Entwined with this feeling of safety was self-loathing. How could an intelligent person buy all this crap? Yes, she was neurotic, she thought, as most creatives were, but she was a high-functioning member of society. She paid her bills on time, she made sure her child had all he needed to thrive, she taught at a well-regarded city college where her classes were among the students’ favorites. She was a professor, damnit. The trunk of this car belonged to a militia member of a paranoid fringe cult, not a liberal, educated upper-middle-class mother.

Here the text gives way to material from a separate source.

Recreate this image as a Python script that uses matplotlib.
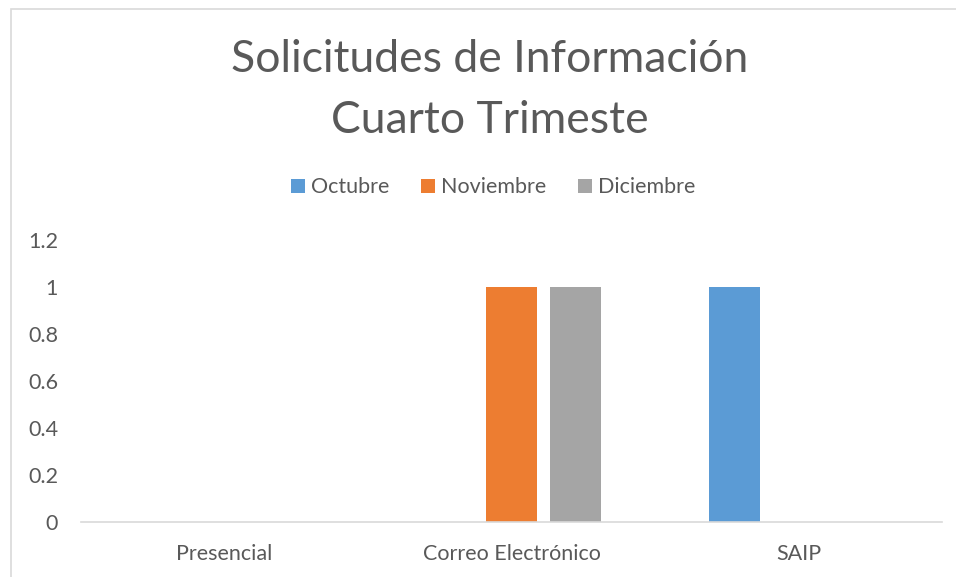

The checklist lay on top of the bags. She’d recently had the single page laminated at a drugstore, but she could see the creases where she had folded it time and time again. In the last few months, it had been massacred by check marks and scribbled notes.
She felt love for this list, which had, in many anxiety-flushed moments, comforted her. Now, in her parents’ driveway, she pressed it to her face and breathed deeply. The plastic was cool against her sunburned cheeks.
The Go Bags had taken her months to complete. First, she had saved the money, then she had spent it, using a PayPal account she had opened in her mother’s name, arranging for the items to be shipped to her parents’ house—$50 for an economy bottle of Cipro antibiotic, $250 worth of gas masks (+ extra charge for child-sized), $100 of Mylar blankets, $185 for the walkie-talkies.
She had scoured the Web each night after Josh and Wyatt had fallen asleep. Her insomnia had worsened in the winter, after the ice and salt had deepened the pothole in front of their building. In the early mornings, when Nicole finally made it to bed — the list of still-needed supplies running like ticker tape through her dream state — every garbage truck rumbling down Union Street felt like a test by a cruel god. Each time a truck hit the pothole, the echo of the metallic shudder flung her into consciousness, into a nightmarish light, the bed trembling under her. It took her a few seconds to realize it was the mellow light of dawn, not the blinding white of a nuclear blast.